Generally no, and this is a critical live-sound consideration. Most passive microphone splitters use audio transformers that block DC — the phantom voltage does not pass through the transformer to the secondary output. If you need to split a phantom-powered condenser signal to both a front-of-house console and a monitor console, only the direct (thru) feed from the primary side of the splitter will carry phantom; the isolated split outputs will not. Each isolated output feed must have its own phantom power source if the devices connected to those feeds require it. Active splitters with their own internal phantom generation solve this problem, and some advanced passive splitters include DC bypass paths specifically to pass phantom — verify the specification before deployment.

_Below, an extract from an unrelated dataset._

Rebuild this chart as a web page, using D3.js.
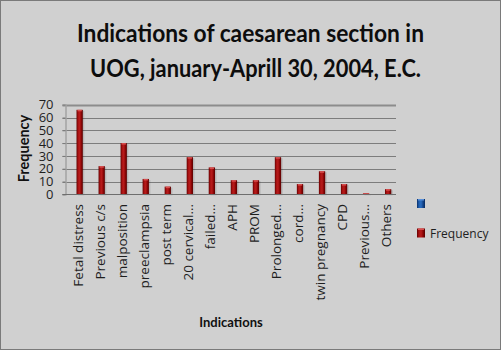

Phantom power (IEC 61938 P48) delivers 48V DC through the XLR cable using a balanced two-resistor network designed to be invisible to the audio signal. Vacuum tube condenser microphones require much higher voltages — typically 100–200V for the tube anode and 60–70V for capsule polarization — that cannot be delivered safely or practically over a standard XLR cable. Tube microphones therefore use a dedicated external power supply unit (PSU) connected via a proprietary multi-pin cable (often 7-pin XLR). The PSU generates the required voltages internally from mains power. Engineers must disable phantom power on the console channel used with a tube mic, since the tube mic's output connection at the PSU's XLR output presents a balanced, floating signal just as a condenser would, but the phantom voltage serves no purpose and could potentially interact with PSU grounding in unpredictable ways.